The present invention provides a two-stage speech enhancement technique which uses GMMs to model the MFCCs from clean and noisy speech. A novel acoustic class mapping matrix (ACMM) allows one to probabilistically map the identified acoustic class in the noisy speech to a n acoustic class in the underlying clean speech. Finally, one can use the identified acoustic classes to estimate the clean MFCC vector. Results show that one can improve PESQ in environments as low as −10 dB input SNR.

The inventive method was shown to outperform spectral subtraction using oversubtraction, Wiener filter using a priori SNR estimation, and generalized subspace method and is competitive with the MMSE log-spectral amplitude estimator across a wide range of noise types for input SNRs less than 15 dB. This enhancement performance is achieved even while working in the mel-cepstrum domain which imposes more information loss than any of the other tested methods. The implementation of this method in the mel-cepstrum domain has added benefit for other applications, e.g., automatic speaker or speech recognition in low-SNR environments.

While the preferred embodiment of the invention is directed to noisy environments, the invention is also useful in environments that are not noisy. The methods discussed in the attachment can be implemented on any appropriate combination of computer software and hardware (including Application Specific Integrated Circuits (ASICs), Field Programmable Gate Arrays (FPGAs, conventional Central Processing Unit (CPU) based computers, etc.), as understood by one of ordinary skill in the art.

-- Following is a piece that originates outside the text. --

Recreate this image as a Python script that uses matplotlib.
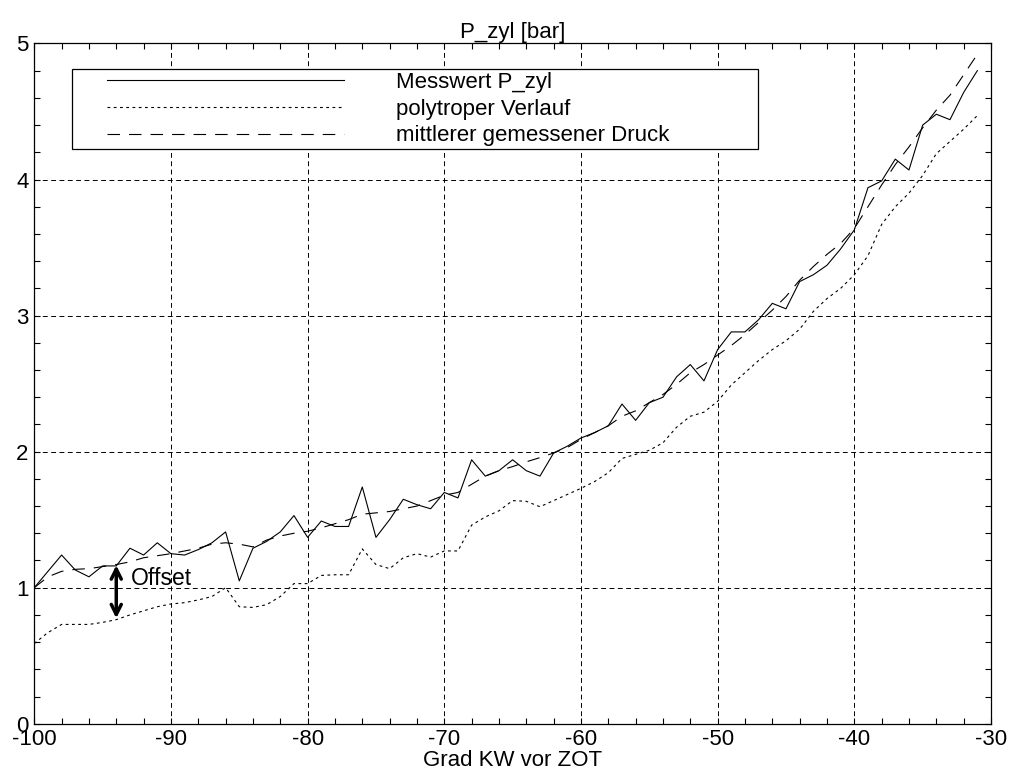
import numpy as np
import matplotlib
matplotlib.use('Agg')
from matplotlib import pyplot as plt
from matplotlib.ticker import MultipleLocator
from matplotlib.lines import Line2D
from matplotlib.legend_handler import HandlerLine2D

plt.rcParams['font.family'] = ['Liberation Sans', 'DejaVu Sans']
plt.rcParams['axes.unicode_minus'] = False
plt.rcParams['lines.scale_dashes'] = False

# crank angle in degrees before TDC, one sample per degree
grad_kw = np.arange(-100, -30)

# measured cylinder pressure
p_mess = [1.00, 1.12, 1.24, 1.13, 1.08, 1.16, 1.16, 1.29, 1.24, 1.33,
          1.25, 1.24, 1.28, 1.33, 1.41, 1.05, 1.29, 1.34, 1.41, 1.53,
          1.37, 1.49, 1.45, 1.45, 1.74, 1.37, 1.50, 1.65, 1.61, 1.58,
          1.70, 1.66, 1.94, 1.82, 1.86, 1.94, 1.86, 1.82, 1.99, 2.04,
          2.10, 2.14, 2.19, 2.35, 2.23, 2.36, 2.40, 2.55, 2.64, 2.52,
          2.75, 2.88, 2.88, 2.97, 3.09, 3.05, 3.25, 3.30, 3.37, 3.49,
          3.63, 3.94, 3.99, 4.15, 4.07, 4.40, 4.48, 4.44, 4.64, 4.80]

# polytropic curve
p_poly = [0.59, 0.67, 0.73, 0.73, 0.73, 0.745, 0.765, 0.80, 0.83, 0.86,
          0.88, 0.89, 0.91, 0.935, 1.00, 0.86, 0.855, 0.875, 0.935, 1.03,
          1.03, 1.09, 1.095, 1.095, 1.285, 1.17, 1.14, 1.22, 1.25, 1.225,
          1.27, 1.27, 1.46, 1.52, 1.565, 1.64, 1.635, 1.595, 1.64, 1.685,
          1.73, 1.78, 1.845, 1.95, 1.98, 2.01, 2.065, 2.18, 2.26, 2.29,
          2.37, 2.49, 2.58, 2.67, 2.75, 2.815, 2.90, 3.03, 3.125, 3.20,
          3.30, 3.44, 3.67, 3.80, 3.90, 4.03, 4.19, 4.28, 4.37, 4.47]

# mean measured pressure
p_mittel = [1.00, 1.08, 1.12, 1.135, 1.14, 1.155, 1.17, 1.19, 1.22, 1.235,
            1.25, 1.27, 1.29, 1.32, 1.33, 1.32, 1.30, 1.35, 1.38, 1.40,
            1.415, 1.44, 1.47, 1.50, 1.54, 1.55, 1.56, 1.58, 1.60, 1.64,
            1.68, 1.70, 1.76, 1.82, 1.86, 1.89, 1.925, 1.956, 1.99, 2.03,
            2.09, 2.14, 2.19, 2.26, 2.30, 2.36, 2.42, 2.495, 2.58, 2.64,
            2.71, 2.78, 2.86, 2.95, 3.04, 3.14, 3.26, 3.36, 3.45, 3.53,
            3.64, 3.80, 3.96, 4.11, 4.24, 4.38, 4.51, 4.62, 4.77, 4.92]

fs = 16

fig = plt.figure(figsize=(10.11, 7.71), dpi=100)
ax = fig.add_axes([0.0339, 0.0613, 0.9463, 0.8823])

ax.plot(grad_kw, p_mess, color='k', lw=0.8, label='Messwert P_zyl')
ax.plot(grad_kw, p_poly, color='k', lw=0.8, dashes=(2, 2.5), label='polytroper Verlauf')
ax.plot(grad_kw, p_mittel, color='k', lw=0.8, dashes=(9, 6.5), label='mittlerer gemessener Druck')

# offset arrow between measured and polytropic curve
ax.annotate('', xy=(-94, 0.775), xytext=(-94, 1.165),
            arrowprops=dict(arrowstyle='<->', lw=2.5, color='k',
                            shrinkA=0, shrinkB=0, mutation_scale=18))
ax.text(-92.9, 1.07, 'Offset', fontsize=16.5, va='center', ha='left')

ax.set_xlim(-100, -30)
ax.set_ylim(0, 5)
ax.xaxis.set_major_locator(MultipleLocator(10))
ax.xaxis.set_minor_locator(MultipleLocator(2))
ax.yaxis.set_major_locator(MultipleLocator(1))
ax.yaxis.set_minor_locator(MultipleLocator(0.2))
ax.tick_params(which='both', direction='in', top=True, right=True,
               length=4, width=0.8, labelsize=fs)
ax.tick_params(axis='x', pad=4)
ax.tick_params(axis='y', pad=4)
ax.grid(True, which='major', color='k', lw=0.7, dashes=(3.5, 2.5))

for s in ax.spines.values():
    s.set_linewidth(0.9)

ax.set_title('P_zyl [bar]', fontsize=fs, pad=1)
ax.set_xlabel('Grad KW vor ZOT', fontsize=fs, labelpad=0)

leg = ax.legend(loc='upper left', bbox_to_anchor=(0.0394, 0.962, 0.717, 0.0),
                mode='expand', fontsize=fs, handlelength=12.1, handletextpad=2.35,
                labelspacing=0.25, borderpad=0.13, fancybox=False, framealpha=1,
                edgecolor='k', borderaxespad=0,
                handler_map={Line2D: HandlerLine2D(xpad=1.45)})
leg.get_frame().set_linewidth(0.9)

fig.savefig('out.png', dpi=100)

Note that in the specification and claims, “about” or “approximately” means within twenty percent (20%) of the numerical amount cited. All computer software disclosed herein may be embodied on any computer-readable medium (including combinations of mediums), including without limitation CD-ROMs, DVD-ROMs, hard drives (local or network storage device), USB keys, other removable drives, ROM, and firmware.

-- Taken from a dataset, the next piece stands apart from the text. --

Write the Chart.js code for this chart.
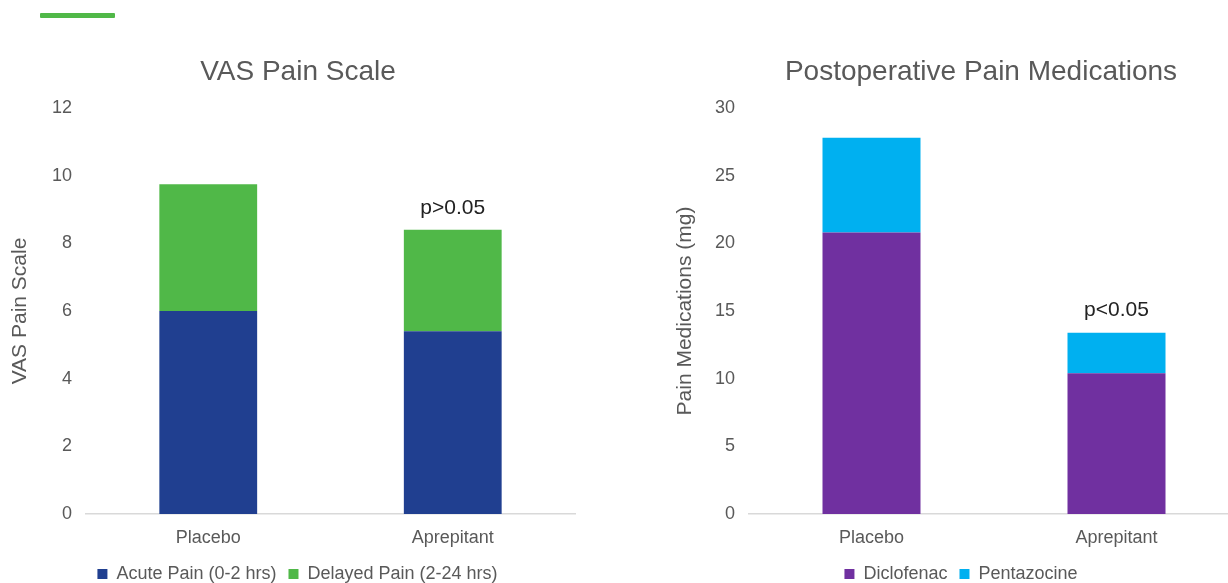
<!DOCTYPE html>
<html>
<head>
<meta charset="utf-8">
<script src="https://cdn.jsdelivr.net/npm/chart.js@4.4.1/dist/chart.umd.min.js"></script>
<style>
  html, body { margin: 0; padding: 0; background: #fff; overflow: hidden; }
  body { width: 1228px; height: 583px; position: relative; }
  .accent { position: absolute; left: 40px; top: 13px; width: 75px; height: 5px; background: #50b848; border-radius: 1px; }
  .panel { position: absolute; top: 0; width: 600px; height: 593px; }
  #left { left: 0; }
  #right { left: 640px; }
</style>
</head>
<body>
<div class="accent"></div>
<div class="panel" id="left"><canvas id="vas"></canvas></div>
<div class="panel" id="right"><canvas id="meds"></canvas></div>
<script>
// Study arms
const categories = ['Placebo', 'Aprepitant'];

// VAS pain scores, stacked by time window
const acutePain = [6.0, 5.4];
const delayedPain = [3.75, 3.0];
const vasSignificance = ['', 'p>0.05'];

// Postoperative analgesic consumption (mg), stacked by drug
const diclofenac = [20.8, 10.4];
const pentazocine = [7.0, 3.0];
const medsSignificance = ['', 'p<0.05'];

const FONT = "'Liberation Sans', Arial, sans-serif";
const GREY = '#595959';

// Writes a significance note above each stacked bar total
const significancePlugin = {
  id: 'significance',
  afterDatasetsDraw(chart, args, opts) {
    const labels = opts.labels || [];
    const { ctx } = chart;
    const x = chart.scales.x, y = chart.scales.y;
    ctx.save();
    ctx.font = '21px ' + FONT;
    ctx.fillStyle = '#222222';
    ctx.textAlign = 'center';
    ctx.textBaseline = 'middle';
    labels.forEach((text, i) => {
      if (!text) return;
      const total = chart.data.datasets.reduce((s, d) => s + d.data[i], 0);
      ctx.fillText(text, x.getPixelForValue(i), y.getPixelForValue(total) - 22);
    });
    ctx.restore();
  }
};

// Panel heading, placed at its own centre line above the plot
const headingPlugin = {
  id: 'heading',
  afterDraw(chart, args, opts) {
    const { ctx } = chart;
    ctx.save();
    ctx.font = '28px ' + FONT;
    ctx.fillStyle = GREY;
    ctx.textAlign = 'center';
    ctx.textBaseline = 'middle';
    ctx.fillText(opts.text, opts.x, opts.y);
    ctx.restore();
  }
};

function makeChart(id, cfg) {
  return new Chart(document.getElementById(id), {
    type: 'bar',
    data: {
      labels: categories,
      datasets: cfg.datasets.map(d => ({
        label: d.label,
        data: d.data,
        backgroundColor: d.color,
        borderWidth: 0,
        barPercentage: 0.4,
        categoryPercentage: 1.0
      }))
    },
    options: {
      responsive: false,
      animation: false,
      layout: { padding: { left: cfg.padLeft, right: cfg.padRight, top: 108, bottom: 0 } },
      plugins: {
        title: { display: false },
        legend: {
          position: 'bottom',
          labels: {
            color: GREY,
            font: { family: FONT, size: 18 },
            boxWidth: 10,
            boxHeight: 10,
            padding: 12
          }
        },
        tooltip: { enabled: false },
        significance: { labels: cfg.significance },
        heading: { text: cfg.title, x: cfg.titleX, y: 72 }
      },
      scales: {
        x: {
          stacked: true,
          grid: { display: false, drawTicks: false },
          border: { display: true, color: '#d9d9d9', width: 1.5 },
          ticks: { color: GREY, font: { family: FONT, size: 18 }, padding: 13 },
          afterFit(axis) { axis.height = 39; }
        },
        y: {
          stacked: true,
          min: 0,
          max: cfg.max,
          grid: { display: false, drawTicks: false },
          border: { display: false },
          ticks: { stepSize: cfg.step, color: GREY, font: { family: FONT, size: 18 }, padding: 14 },
          title: {
            display: true,
            text: cfg.yTitle,
            color: GREY,
            font: { family: FONT, size: 21 },
            padding: { top: cfg.yTitleOffset, bottom: 4 }
          },
          afterFit(axis) { axis.width = cfg.axisWidth; }
        }
      }
    },
    plugins: [significancePlugin, headingPlugin]
  });
}

function sizeCanvas(id) {
  const c = document.getElementById(id);
  c.width = 600; c.height = 593;
  c.style.width = '600px'; c.style.height = '593px';
}
sizeCanvas('vas');
sizeCanvas('meds');

makeChart('vas', {
  title: 'VAS Pain Scale', titleX: 298,
  yTitle: 'VAS Pain Scale', yTitleOffset: -12.6,
  max: 12, step: 2,
  padLeft: 20, padRight: 25, axisWidth: 66,
  significance: vasSignificance,
  datasets: [
    { label: 'Acute Pain (0-2 hrs)', data: acutePain, color: '#203f90' },
    { label: 'Delayed Pain (2-24 hrs)', data: delayedPain, color: '#50b848' }
  ]
});

makeChart('meds', {
  title: 'Postoperative Pain Medications', titleX: 341,
  yTitle: 'Pain Medications (mg)', yTitleOffset: -10.6,
  max: 30, step: 5,
  padLeft: 43, padRight: 1, axisWidth: 66,
  significance: medsSignificance,
  datasets: [
    { label: 'Diclofenac', data: diclofenac, color: '#7030a0' },
    { label: 'Pentazocine', data: pentazocine, color: '#00b0f0' }
  ]
});
</script>
</body>
</html>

Although the invention has been described in detail with particular reference to these preferred embodiments, other embodiments can achieve the same results. Variations and modifications of the present invention will be obvious to those skilled in the art and it is intended to cover in the appended claims all such modifications and equivalents. The entire disclosures of all references, applications, patents, and publications cited above are hereby incorporated by reference.

Claims

1. A speech enhancement method comprising the steps of:

receiving samples of a user's speech;

determining mel-frequency cepstral coefficients of the samples;

constructing a Gaussian mixture model of the coefficients;

receiving speech from a noisy environment;

determining mel-frequency cepstral coefficients of the noisy speech;

estimating mel-frequency cepstral coefficients of clean speech from the mel-frequency cepstral coefficients of the noisy speech and from the Gaussian mixture model; and

outputting a time-domain waveform of enhanced speech computed from the estimated mel-frequency cepstral coefficients.

2. The method of claim 1 wherein the constructing step additionally comprises employing mel-frequency cepstral coefficients determined from the samples with additive noise.

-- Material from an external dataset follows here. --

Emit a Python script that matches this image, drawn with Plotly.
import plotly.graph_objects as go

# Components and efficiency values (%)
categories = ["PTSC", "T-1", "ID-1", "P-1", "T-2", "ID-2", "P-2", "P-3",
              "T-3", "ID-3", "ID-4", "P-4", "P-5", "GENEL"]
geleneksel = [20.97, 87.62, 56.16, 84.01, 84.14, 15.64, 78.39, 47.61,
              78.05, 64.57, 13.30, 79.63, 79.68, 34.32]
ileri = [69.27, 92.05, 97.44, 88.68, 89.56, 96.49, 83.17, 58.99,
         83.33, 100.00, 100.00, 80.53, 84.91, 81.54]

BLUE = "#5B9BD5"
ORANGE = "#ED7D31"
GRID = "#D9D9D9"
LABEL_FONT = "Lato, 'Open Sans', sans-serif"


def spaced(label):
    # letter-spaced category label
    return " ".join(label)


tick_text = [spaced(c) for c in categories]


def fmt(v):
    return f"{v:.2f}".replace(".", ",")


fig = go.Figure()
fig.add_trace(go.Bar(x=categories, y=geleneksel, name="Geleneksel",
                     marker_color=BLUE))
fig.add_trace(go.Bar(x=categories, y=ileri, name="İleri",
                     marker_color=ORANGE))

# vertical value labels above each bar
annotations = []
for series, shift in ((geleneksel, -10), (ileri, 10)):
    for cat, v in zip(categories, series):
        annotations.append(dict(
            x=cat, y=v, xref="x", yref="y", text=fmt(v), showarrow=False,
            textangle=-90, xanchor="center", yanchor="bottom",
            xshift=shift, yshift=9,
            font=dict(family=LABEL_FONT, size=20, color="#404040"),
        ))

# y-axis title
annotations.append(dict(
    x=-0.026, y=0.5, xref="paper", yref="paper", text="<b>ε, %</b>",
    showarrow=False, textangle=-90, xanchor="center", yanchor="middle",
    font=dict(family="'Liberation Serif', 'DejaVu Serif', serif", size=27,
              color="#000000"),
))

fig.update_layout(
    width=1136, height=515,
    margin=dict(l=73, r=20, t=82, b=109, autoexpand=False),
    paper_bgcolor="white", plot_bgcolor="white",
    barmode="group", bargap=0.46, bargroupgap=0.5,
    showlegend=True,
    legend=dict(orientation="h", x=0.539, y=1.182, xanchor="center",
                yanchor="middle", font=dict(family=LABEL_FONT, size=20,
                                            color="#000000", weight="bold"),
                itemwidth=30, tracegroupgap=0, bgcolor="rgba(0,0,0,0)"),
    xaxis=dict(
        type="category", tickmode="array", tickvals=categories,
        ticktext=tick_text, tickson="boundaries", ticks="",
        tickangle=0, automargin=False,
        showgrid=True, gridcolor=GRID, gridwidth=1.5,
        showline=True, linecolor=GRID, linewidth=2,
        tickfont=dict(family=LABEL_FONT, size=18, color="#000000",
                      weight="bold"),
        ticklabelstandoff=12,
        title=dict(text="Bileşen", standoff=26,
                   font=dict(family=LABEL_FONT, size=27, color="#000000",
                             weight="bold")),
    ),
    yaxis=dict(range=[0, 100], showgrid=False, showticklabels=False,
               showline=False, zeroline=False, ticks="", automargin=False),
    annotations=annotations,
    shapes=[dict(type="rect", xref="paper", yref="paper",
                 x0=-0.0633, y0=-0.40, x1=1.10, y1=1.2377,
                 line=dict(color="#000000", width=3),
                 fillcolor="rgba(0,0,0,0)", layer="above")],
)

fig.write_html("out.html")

3. The method of claim 2 additionally comprising constructing an acoustic class mapping matrix from a mel-frequency cepstral coefficient vector of the samples to a mel-frequency cepstral coefficient vector of the samples with additive noise.

4. The method of claim 3 wherein the estimating step comprises determining an acoustic class of the noisy speech.

5. The method of claim 4 wherein determining an acoustic class comprises employing one or both of a phromed maximum method and a phromed mixture method.

6. The method of claim 3 wherein the number of acoustic classes is five or greater.

7. The method of claim 6 wherein the number of acoustic classes is 128 or fewer.

8. The method of claim 7 wherein the number of acoustic classes is 40 or fewer.

9. The method of claim 1 wherein the method improves perceptual evaluation of speech quality of noisy speech in environments as low as about −10 dB signal-to-noise ratio.

10. The method of claim 1 wherein the method operates without modification for noise type.

11. A computer-readable medium comprising computer software encoded thereon, the software comprising:

code receiving samples of a user's speech;

code determining mel-frequency cepstral coefficients of the samples;

code constructing a Gaussian mixture model of the coefficients;

code receiving speech from a noisy environment;

code determining mel-frequency cepstral coefficients of the noisy speech;

code estimating mel-frequency cepstral coefficients of clean speech from the mel-frequency cepstral coefficients of the noisy speech and from the Gaussian mixture model; and

code outputting a time-domain waveform of enhanced speech computed from the estimated mel-frequency cepstral coefficients.

12. The computer-readable medium of claim 11 wherein the constructing code additionally comprises code employing mel-frequency cepstral coefficients determined from the samples with additive noise.

13. The computer-readable medium of claim 12 additionally comprising code constructing an acoustic class mapping matrix from a mel-frequency cepstral coefficient vector of the samples to a mel-frequency cepstral coefficient vector of the samples with additive noise.

14. The computer-readable medium of claim 13 wherein the estimating code comprises code determining an acoustic class of the noisy speech.

15. The computer-readable medium of claim 14 wherein the code determining an acoustic class comprises code employing one or both of a phromed maximum method and a phromed mixture method.

16. The computer-readable medium of claim 13 wherein the number of acoustic classes is five or greater.

17. The computer-readable medium of claim 16 wherein the number of acoustic classes is 128 or fewer.

18. The computer-readable medium of claim 17 wherein the number of acoustic classes is 40 or fewer.

19. The computer-readable medium of claim 11 wherein the software improves perceptual evaluation of speech quality of noisy speech in environments as low as about −10 dB signal-to-noise ratio.

20. The computer-readable medium of claim 11 wherein the software operates without modification for noise type.